Birth Anniversary Remembrance | June 5, 1883
For a cataclysmic quarter century that saw two World Wars, the Great Depression, a pandemic and repeated financial market dislocations, John Maynard Keynes delivered sustained outperformance as First Bursar in charge of investments at the King’s College Cambridge Endowment Fund.
Over the interwar decades, he generated annualised returns of 16%, outperforming market benchmarks by an average of six percentage points a year — as per Chambers, Dimson and Foo 2013. A record that even today’s large endowment funds would find hard to match.
In today’s money, Keynes turned $82,000 invested at King’s in 1921 into the equivalent of $2.3 million by 1946. In real terms, the capital he managed multiplied many times over through crashes, depression and war.
In 1919 — thirty years before Alfred Jones launched what the world calls the first hedge fund — Keynes had already built one, run it, and watched it blow up. With Oswald Falk, he created the Syndicate, a leveraged currency fund. Initially spectacular. Wiped out within months. He scrambled to recover. The Crash of 1929 exposed the limits of macroeconomic foresight. He did not step away. He changed how he invested.
Capital Lessons
commodity speculation produced its own reckoning. Keynes made an enormous long bet on wheat futures — reportedly purchasing nearly a month’s supply for the entire country. When the market turned against him and physical delivery loomed, he reportedly spent a weekend measuring King’s College Chapel to calculate how much wheat it could hold. He is said to have informed his broker it could accommodate at least half. The market, fortunately, relented.
At King’s he took charge of an endowment dominated by real estate, with core holdings dating back to the mid-fifteenth century. Illiquid assets are not safe assets — their risk is invisible because they are never marked to market.
Princeton’s outgoing CIO, managing a $36 billion endowment, recently described private equity liquidity in 2024 as the “worst ever.” Keynes had diagnosed the pathology in his writing some eighty years earlier.
He ran King’s discretionary portfolio at well above 50% equity through the 1930s when no other Oxbridge college was close, and directed 40% outside the UK into US stocks when home bias was considered prudent.
He began as a macro investor on the theory that superior economic knowledge could time the cycle. It failed. He moved to concentrated, long-horizon, bottom-up stock picking — at one point holding rarely more than two or three positions.

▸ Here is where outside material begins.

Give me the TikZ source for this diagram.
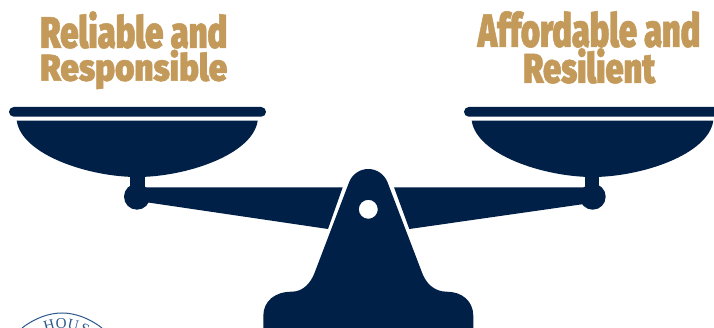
\documentclass[tikz,border=0pt]{standalone}
\usepackage{fontspec}
\setmainfont{Liberation Serif}
\newfontfamily\headfont[FakeBold=1.2]{Fira Sans Black}
\definecolor{navy}{HTML}{012047}
\definecolor{gold}{HTML}{C49A5A}
\definecolor{seal}{HTML}{2A5A8C}
\tikzset{
  headtext/.style={text=gold,inner sep=0pt,anchor=north west},
  part/.style={fill=navy,draw=none},
  sealletter/.style={text=seal,inner sep=0pt,font=\fontsize{15}{15}\selectfont}
}
\newcommand{\head}[3]{\resizebox*{#1pt}{#2pt}{\headfont #3}}
\newcommand{\panshape}[4]{%
  % #1 rim left, #2 rim right, #3 bowl left, #4 bowl right
  \fill[part,rounded corners=4.8pt] (#1,107) rectangle (#2,116.7);
  \fill[part] (#3,120.7) -- (#4,120.7)
    .. controls ({#4-5},155) and ({(#3+#4)/2+48},177) .. ({(#3+#4)/2},177)
    .. controls ({(#3+#4)/2-48},177) and ({#3+5},155) .. (#3,120.7) -- cycle;
}
\begin{document}
\begin{tikzpicture}[x=1pt,y=-1pt]
\useasboundingbox (0,0) rectangle (714,328);
\clip (0,0) rectangle (714,328);
\fill[white] (0,0) rectangle (714,328);
% titles
\node[headtext] (t1) at (40,11) {\head{187}{37.5}{Reliable and}};
\node[headtext] (t2) at (40,49.5) {\head{187}{39.5}{Responsible}};
\node[headtext] (t3) at (477.5,11) {\head{222.5}{36.5}{Affordable and}};
\node[headtext] (t4) at (523,48) {\head{132}{35.5}{Resilient}};
% pans
\panshape{9}{266}{16.7}{257.7}
\panshape{464}{730}{471.7}{713.3}
% stems and balls
\fill[part] (129.5,170) rectangle (145,190);
\fill[part] (584.7,170) rectangle (599.3,190);
\fill[part] (137,196.7) circle (13);
\fill[part] (592.7,196.7) circle (13);
% beam
\fill[part] (140,187.3) -- (342.7,187.3) -- (328,229) -- (140,201.3) -- cycle;
\fill[part] (596,187.3) -- (394,187.3) -- (409.3,229) -- (596,202.3) -- cycle;
% pivot
\fill[part,even odd rule] (263.3,328) -- (263.3,316)
  .. controls (263.3,301) and (275,291.7) .. (291.7,291.7)
  .. controls (303,291.7) and (311,283) .. (315,271.7)
  -- (349.3,181.7)
  .. controls (352.5,174) and (360,169) .. (368.3,169)
  .. controls (376.6,169) and (384,174) .. (387.3,181.7)
  -- (421.7,271.7)
  .. controls (425.6,283) and (434,291.7) .. (446.7,291.7)
  .. controls (462,291.7) and (473.3,301) .. (473.3,316)
  -- (473.3,328) -- cycle
  (368.3,209.3) circle (9.5);
% seal
\draw[seal,line width=1pt] (22,328) .. controls (35,318) and (49,313) .. (62,313)
  .. controls (75,313) and (89,318) .. (102,328);
\foreach \ang/\ch/\nm in {105/H/a,91/O/b,77/U/c,63/S/d,49/E/e}
  \node[sealletter,rotate=\ang-90] (seal\nm) at ([shift={(-\ang:50)}]62,374) {\ch};
\end{tikzpicture}
\end{document}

What Buffett and Munger would make the dominant investment philosophy of the century — patience, concentration, conviction — Keynes was practising from a college bursar’s office a full generation earlier.
King’s was not the limit. Keynes invested for himself, for friends, for institutions — a steady and restless hand wherever capital needed direction. He advised Bloomsbury friends — Virginia Woolf, Duncan Grant, Lytton Strachey — helping them accumulate enough to paint and write, and managed funds for two insurance companies and Eton School. Markets were his natural habitat, not his occupation.
Tversky and Kahneman formalised cognitive bias in the 1970s. Thaler built behavioural economics on that foundation. Kahneman received the Nobel Prize in 2002 and Thaler in 2017 for insights building on the programme that Kahneman and Tversky had begun together. Tversky, who died in 1996, did not live to share the prize. His beauty contest analogy — that successful investing means anticipating not what an asset is worth but what other investors will think it is worth — prefigures what later became theories of momentum, reflexivity and herd behaviour.
Shiller and Akerlof titled their 2009 book Animal Spirits, a direct homage to Keynes. Each, in their own way, formalised what Keynes had already lived through markets, and expressed in his writings.
Markets made Keynes the economist, not the other way round. His theory of liquidity preference grew from watching capital freeze in a crisis. Animal spirits as a concept came from living through irrational surges that no model predicted. The beauty contest metaphor emerged from managing a portfolio driven by sentiment, not fundamentals. Each encounter with loss — the currency fund blown up in 1919, the commodity speculation, the 1929 crash — coincided with, and likely influenced, a revision not just of his investment approach but of his economic thinking.
The General Theory emerged out of a period in which Keynes was both observing and participating in markets under severe strain. He remained an investor until the very end — in the only element he ever truly inhabited. He did not merely write about markets. He lived within them. Many of the modern era’s most influential economic ideas have come from economists who also had money in markets, not just views about them.